I was overjoyed that they didn’t try to start the rental car when we returned it. Much like a Hollywood child star, the car was spotless on the outside, but inside it was hopelessly messed up. The engine idled like a rhinoceros chugging pudding and it accelerated like a sack full of angry bees thrown at a witch. I hoped whoever got the car next wouldn’t be blamed for any of this.
We rode the shuttle to the airport with an older Irish couple who were proud to announce that they had been to America. The Irish tend to talk of America the way Minnesotans talk about California: the promised land they hope to end up in one day. Where in American did you guys go? “Nebraska!” Jeeeeeeeesus. What did you think of it? “Everybody kept asking us why we came to Nebraska.”
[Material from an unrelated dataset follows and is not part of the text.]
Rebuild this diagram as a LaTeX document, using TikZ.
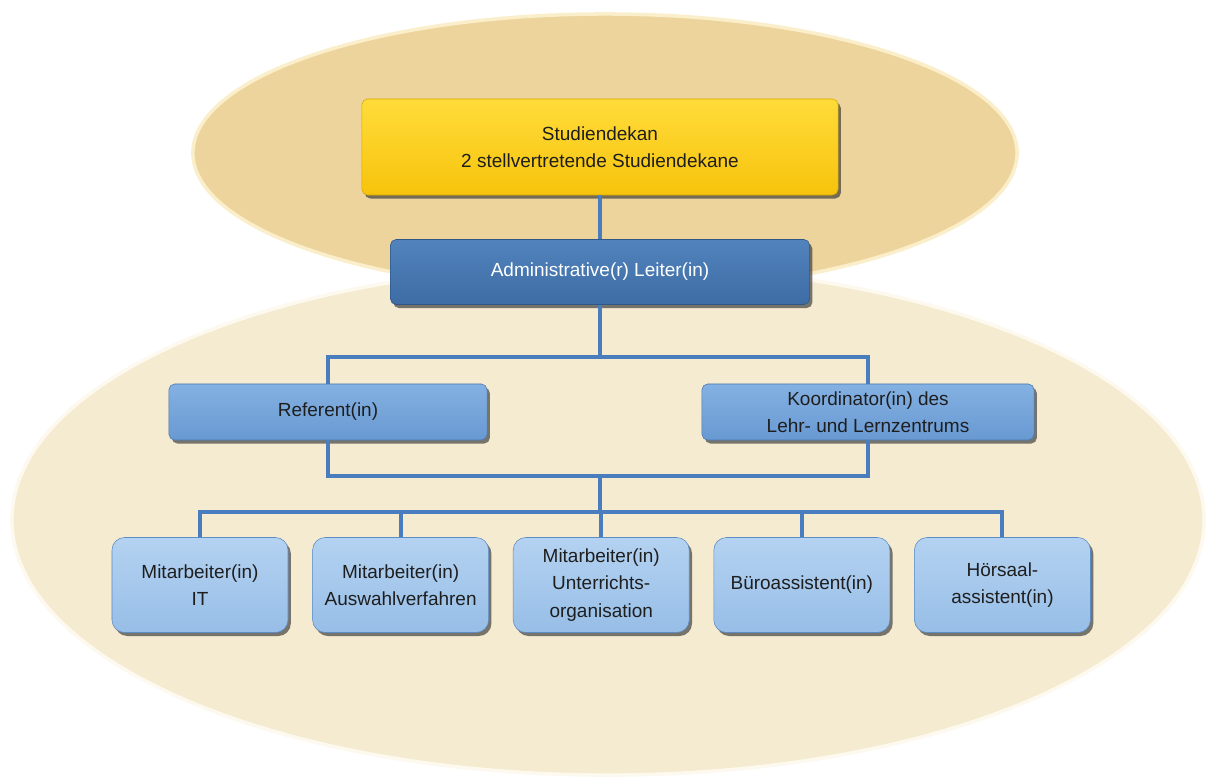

As I boarded the plane for London, I tipped my cap to Ireland, with its warm, charming people, its scenic vistas and its charmingly dysfunctional everything. With so many new places to explore, I don’t often return to countries a second time. But each trip to Ireland seems to uncover more nooks and crannies I want to come back to explore. After my first visit I felt like I could move there. My feelings were more complex at the end of my second trip.
I understand now why Ireland is one of very few countries with fewer people now than it had the 1800s. Most of Ireland is still in the 1800s. Charming and scenic and jobs generally don’t go together. And though I was still in love with the people, a few more days of not understanding what the hell anyone was saying had begun to challenge my fondness for the Irish accent. I told my brother about a jaw-droppingly beautiful woman I had seen in Belfast and how it broke my heart to realize that any potential relationship with an Irish woman would eventually end with me saying “Look, you’re gorgeous but you need to stop talking like that right now.”
Alas, they can’t all be Australian Siri. See you in London!